> [Stated problem]
Everything from the first line of the data through the line with "minimum height=180pt, right=179pt" is to be echoed exactly, minus the pictures.

> [Data lines]

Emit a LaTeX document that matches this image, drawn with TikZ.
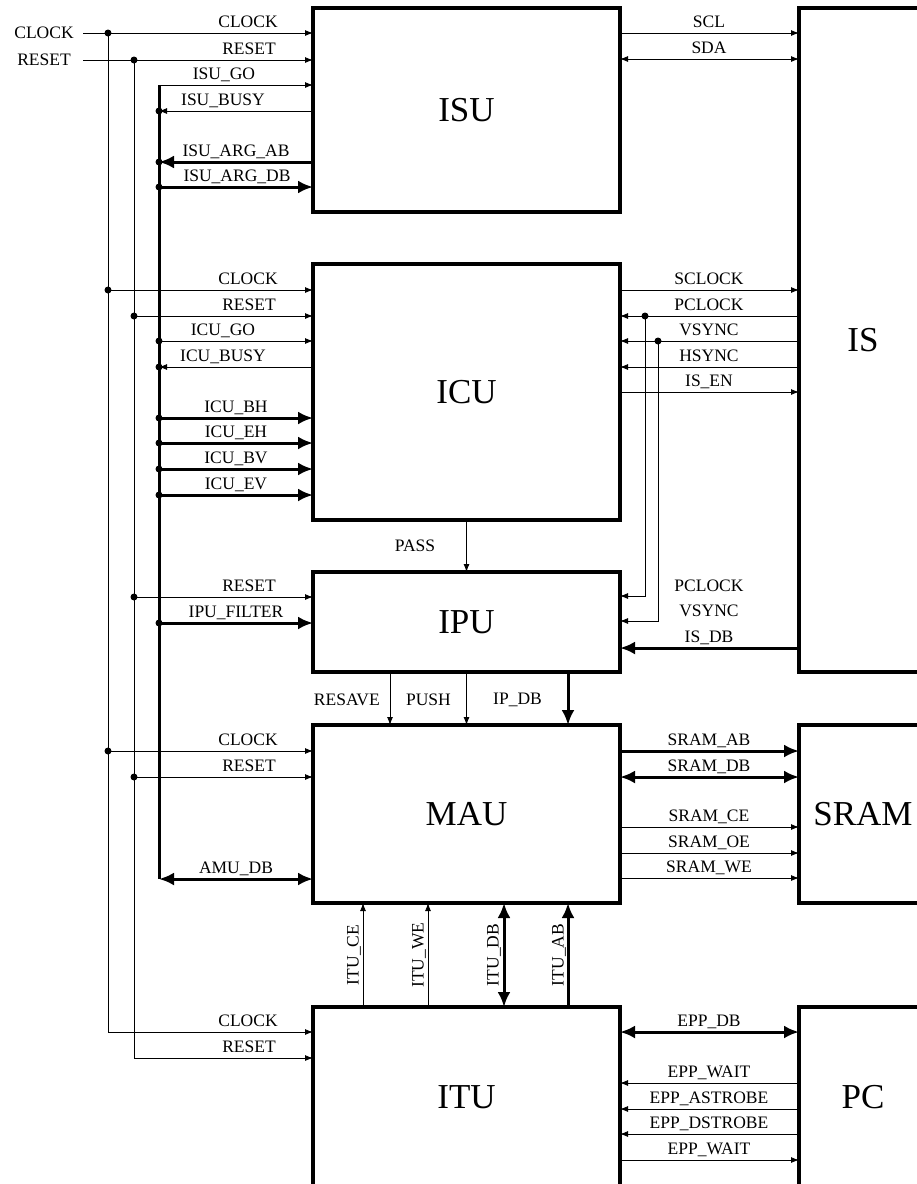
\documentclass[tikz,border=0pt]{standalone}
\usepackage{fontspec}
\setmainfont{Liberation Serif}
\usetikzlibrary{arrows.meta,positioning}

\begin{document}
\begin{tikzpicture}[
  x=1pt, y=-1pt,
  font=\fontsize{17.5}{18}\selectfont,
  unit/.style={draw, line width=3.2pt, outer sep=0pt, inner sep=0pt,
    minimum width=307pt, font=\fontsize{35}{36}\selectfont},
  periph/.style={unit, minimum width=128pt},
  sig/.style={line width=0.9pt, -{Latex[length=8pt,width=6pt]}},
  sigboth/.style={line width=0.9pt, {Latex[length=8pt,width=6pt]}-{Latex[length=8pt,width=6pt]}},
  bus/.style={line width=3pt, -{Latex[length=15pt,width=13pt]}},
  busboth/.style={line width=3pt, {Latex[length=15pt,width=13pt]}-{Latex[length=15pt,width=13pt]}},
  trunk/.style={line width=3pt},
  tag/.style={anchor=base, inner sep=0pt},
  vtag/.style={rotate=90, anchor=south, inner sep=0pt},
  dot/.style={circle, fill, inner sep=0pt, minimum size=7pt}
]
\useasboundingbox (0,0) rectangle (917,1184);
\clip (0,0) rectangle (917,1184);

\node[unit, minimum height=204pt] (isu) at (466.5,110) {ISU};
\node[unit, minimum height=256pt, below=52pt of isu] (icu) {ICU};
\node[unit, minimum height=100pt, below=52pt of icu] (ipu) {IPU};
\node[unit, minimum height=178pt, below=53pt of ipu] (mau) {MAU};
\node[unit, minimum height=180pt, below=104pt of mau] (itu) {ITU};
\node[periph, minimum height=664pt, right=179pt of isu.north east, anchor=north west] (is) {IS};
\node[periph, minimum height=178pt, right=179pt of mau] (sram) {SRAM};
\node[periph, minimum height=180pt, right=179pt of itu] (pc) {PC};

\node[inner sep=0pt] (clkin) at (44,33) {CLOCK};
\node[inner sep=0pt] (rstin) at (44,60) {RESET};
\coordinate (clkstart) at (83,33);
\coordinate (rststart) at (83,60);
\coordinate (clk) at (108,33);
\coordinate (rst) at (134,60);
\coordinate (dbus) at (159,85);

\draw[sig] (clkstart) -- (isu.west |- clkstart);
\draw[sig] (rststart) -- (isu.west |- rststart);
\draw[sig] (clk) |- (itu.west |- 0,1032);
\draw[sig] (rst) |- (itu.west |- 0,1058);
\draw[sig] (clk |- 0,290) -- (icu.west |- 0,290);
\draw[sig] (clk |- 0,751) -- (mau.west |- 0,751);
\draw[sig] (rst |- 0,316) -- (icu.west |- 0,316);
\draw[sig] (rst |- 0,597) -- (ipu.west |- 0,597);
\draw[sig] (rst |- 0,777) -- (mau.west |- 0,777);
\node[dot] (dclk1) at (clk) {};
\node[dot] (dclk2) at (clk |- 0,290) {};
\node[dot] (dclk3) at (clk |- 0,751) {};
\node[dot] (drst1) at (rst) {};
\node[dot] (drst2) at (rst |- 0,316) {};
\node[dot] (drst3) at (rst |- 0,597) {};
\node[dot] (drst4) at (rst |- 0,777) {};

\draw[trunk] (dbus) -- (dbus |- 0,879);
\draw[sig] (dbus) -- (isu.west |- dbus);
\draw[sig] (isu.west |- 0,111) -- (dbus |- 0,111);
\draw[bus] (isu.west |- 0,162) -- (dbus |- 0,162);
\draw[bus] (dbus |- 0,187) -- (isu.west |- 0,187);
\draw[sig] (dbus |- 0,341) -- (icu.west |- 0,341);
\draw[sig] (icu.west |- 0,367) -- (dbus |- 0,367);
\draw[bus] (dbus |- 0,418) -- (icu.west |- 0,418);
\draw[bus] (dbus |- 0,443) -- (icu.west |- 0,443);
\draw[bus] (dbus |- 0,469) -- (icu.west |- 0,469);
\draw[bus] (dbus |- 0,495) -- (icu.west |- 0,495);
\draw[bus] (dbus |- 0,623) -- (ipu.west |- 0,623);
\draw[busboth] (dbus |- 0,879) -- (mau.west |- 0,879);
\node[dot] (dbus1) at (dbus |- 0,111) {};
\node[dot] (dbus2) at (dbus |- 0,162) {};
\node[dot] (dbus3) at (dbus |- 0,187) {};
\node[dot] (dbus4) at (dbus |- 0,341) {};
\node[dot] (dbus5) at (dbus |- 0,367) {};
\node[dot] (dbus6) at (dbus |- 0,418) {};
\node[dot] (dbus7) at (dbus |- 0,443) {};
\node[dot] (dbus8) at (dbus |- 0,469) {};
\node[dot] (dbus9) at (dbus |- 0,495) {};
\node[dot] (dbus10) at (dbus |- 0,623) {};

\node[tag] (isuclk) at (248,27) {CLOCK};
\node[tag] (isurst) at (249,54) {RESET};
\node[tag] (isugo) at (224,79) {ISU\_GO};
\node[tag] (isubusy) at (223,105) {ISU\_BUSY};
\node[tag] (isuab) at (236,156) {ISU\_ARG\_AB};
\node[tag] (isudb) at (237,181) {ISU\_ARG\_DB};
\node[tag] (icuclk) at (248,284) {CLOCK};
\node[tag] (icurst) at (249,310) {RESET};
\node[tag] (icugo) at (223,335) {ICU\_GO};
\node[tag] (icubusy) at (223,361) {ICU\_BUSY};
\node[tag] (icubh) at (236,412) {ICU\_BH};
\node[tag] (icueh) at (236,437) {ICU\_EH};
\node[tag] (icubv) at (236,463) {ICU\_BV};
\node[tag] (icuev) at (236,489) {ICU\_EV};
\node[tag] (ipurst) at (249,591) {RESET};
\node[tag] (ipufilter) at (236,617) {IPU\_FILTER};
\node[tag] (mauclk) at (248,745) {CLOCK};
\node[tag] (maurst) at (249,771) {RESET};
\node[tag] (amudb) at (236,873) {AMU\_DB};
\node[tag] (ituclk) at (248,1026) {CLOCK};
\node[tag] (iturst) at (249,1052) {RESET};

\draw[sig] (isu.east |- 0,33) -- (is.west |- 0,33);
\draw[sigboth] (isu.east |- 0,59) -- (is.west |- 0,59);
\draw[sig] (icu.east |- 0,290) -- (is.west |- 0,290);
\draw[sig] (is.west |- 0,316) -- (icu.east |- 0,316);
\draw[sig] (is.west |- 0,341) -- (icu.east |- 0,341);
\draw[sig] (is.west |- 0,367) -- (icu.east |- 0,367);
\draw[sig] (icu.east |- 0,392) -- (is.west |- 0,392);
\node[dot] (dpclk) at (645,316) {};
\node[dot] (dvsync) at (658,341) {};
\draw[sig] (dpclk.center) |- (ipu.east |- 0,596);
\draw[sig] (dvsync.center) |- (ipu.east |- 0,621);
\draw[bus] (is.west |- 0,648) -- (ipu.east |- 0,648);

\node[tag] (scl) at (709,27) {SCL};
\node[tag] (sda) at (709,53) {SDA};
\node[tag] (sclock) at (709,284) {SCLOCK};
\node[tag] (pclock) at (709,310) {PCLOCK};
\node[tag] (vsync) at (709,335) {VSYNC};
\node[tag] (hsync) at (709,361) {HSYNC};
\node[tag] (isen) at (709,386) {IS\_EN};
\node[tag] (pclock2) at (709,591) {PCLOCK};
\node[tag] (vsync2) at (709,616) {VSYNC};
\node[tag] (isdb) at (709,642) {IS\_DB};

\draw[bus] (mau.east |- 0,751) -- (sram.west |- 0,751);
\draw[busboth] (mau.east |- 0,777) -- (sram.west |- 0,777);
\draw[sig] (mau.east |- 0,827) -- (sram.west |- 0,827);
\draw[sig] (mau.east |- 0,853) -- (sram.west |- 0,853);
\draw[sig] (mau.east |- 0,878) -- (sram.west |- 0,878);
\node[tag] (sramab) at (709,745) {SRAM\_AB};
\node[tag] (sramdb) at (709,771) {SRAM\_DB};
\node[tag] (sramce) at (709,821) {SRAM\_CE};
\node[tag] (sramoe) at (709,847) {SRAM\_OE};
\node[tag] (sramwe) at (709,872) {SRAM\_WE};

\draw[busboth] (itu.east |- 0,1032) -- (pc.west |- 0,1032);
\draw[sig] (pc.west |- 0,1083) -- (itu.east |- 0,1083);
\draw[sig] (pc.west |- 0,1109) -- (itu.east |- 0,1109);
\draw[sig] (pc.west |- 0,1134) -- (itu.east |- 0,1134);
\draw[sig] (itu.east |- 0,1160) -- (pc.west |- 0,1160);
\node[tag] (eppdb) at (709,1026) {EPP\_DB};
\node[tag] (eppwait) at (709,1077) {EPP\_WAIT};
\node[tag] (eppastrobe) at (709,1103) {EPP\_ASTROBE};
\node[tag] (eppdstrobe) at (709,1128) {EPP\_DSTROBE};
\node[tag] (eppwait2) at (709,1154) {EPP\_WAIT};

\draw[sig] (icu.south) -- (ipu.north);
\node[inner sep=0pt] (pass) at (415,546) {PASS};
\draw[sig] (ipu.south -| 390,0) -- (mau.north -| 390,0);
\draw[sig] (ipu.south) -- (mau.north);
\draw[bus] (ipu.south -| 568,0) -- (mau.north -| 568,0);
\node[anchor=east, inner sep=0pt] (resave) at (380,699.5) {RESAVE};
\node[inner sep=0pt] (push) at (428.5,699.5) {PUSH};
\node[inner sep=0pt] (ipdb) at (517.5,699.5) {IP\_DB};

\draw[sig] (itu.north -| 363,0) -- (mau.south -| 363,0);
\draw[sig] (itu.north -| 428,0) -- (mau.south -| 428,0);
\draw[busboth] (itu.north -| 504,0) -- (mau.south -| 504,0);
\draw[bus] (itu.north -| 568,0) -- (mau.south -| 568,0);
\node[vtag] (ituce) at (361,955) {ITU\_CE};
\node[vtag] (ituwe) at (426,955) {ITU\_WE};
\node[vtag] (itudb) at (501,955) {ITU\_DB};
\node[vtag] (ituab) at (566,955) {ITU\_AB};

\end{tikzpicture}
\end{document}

> [Final result]
Emit a LaTeX document that matches this image, drawn with TikZ.
\documentclass[tikz,border=0pt]{standalone}
\usepackage{fontspec}
\setmainfont{Liberation Serif}
\usetikzlibrary{arrows.meta,positioning}

\begin{document}
\begin{tikzpicture}[
  x=1pt, y=-1pt,
  font=\fontsize{17.5}{18}\selectfont,
  unit/.style={draw, line width=3.2pt, outer sep=0pt, inner sep=0pt,
    minimum width=307pt, font=\fontsize{35}{36}\selectfont},
  periph/.style={unit, minimum width=128pt},
  sig/.style={line width=0.9pt, -{Latex[length=8pt,width=6pt]}},
  sigboth/.style={line width=0.9pt, {Latex[length=8pt,width=6pt]}-{Latex[length=8pt,width=6pt]}},
  bus/.style={line width=3pt, -{Latex[length=15pt,width=13pt]}},
  busboth/.style={line width=3pt, {Latex[length=15pt,width=13pt]}-{Latex[length=15pt,width=13pt]}},
  trunk/.style={line width=3pt},
  tag/.style={anchor=base, inner sep=0pt},
  vtag/.style={rotate=90, anchor=south, inner sep=0pt},
  dot/.style={circle, fill, inner sep=0pt, minimum size=7pt}
]
\useasboundingbox (0,0) rectangle (917,1184);
\clip (0,0) rectangle (917,1184);

\node[unit, minimum height=204pt] (isu) at (466.5,110) {ISU};
\node[unit, minimum height=256pt, below=52pt of isu] (icu) {ICU};
\node[unit, minimum height=100pt, below=52pt of icu] (ipu) {IPU};
\node[unit, minimum height=178pt, below=53pt of ipu] (mau) {MAU};
\node[unit, minimum height=180pt, below=104pt of mau] (itu) {ITU};
\node[periph, minimum height=664pt, right=179pt of isu.north east, anchor=north west] (is) {IS};
\node[periph, minimum height=178pt, right=179pt of mau] (sram) {SRAM};
\node[periph, minimum height=180pt, right=179pt of itu] (pc) {PC};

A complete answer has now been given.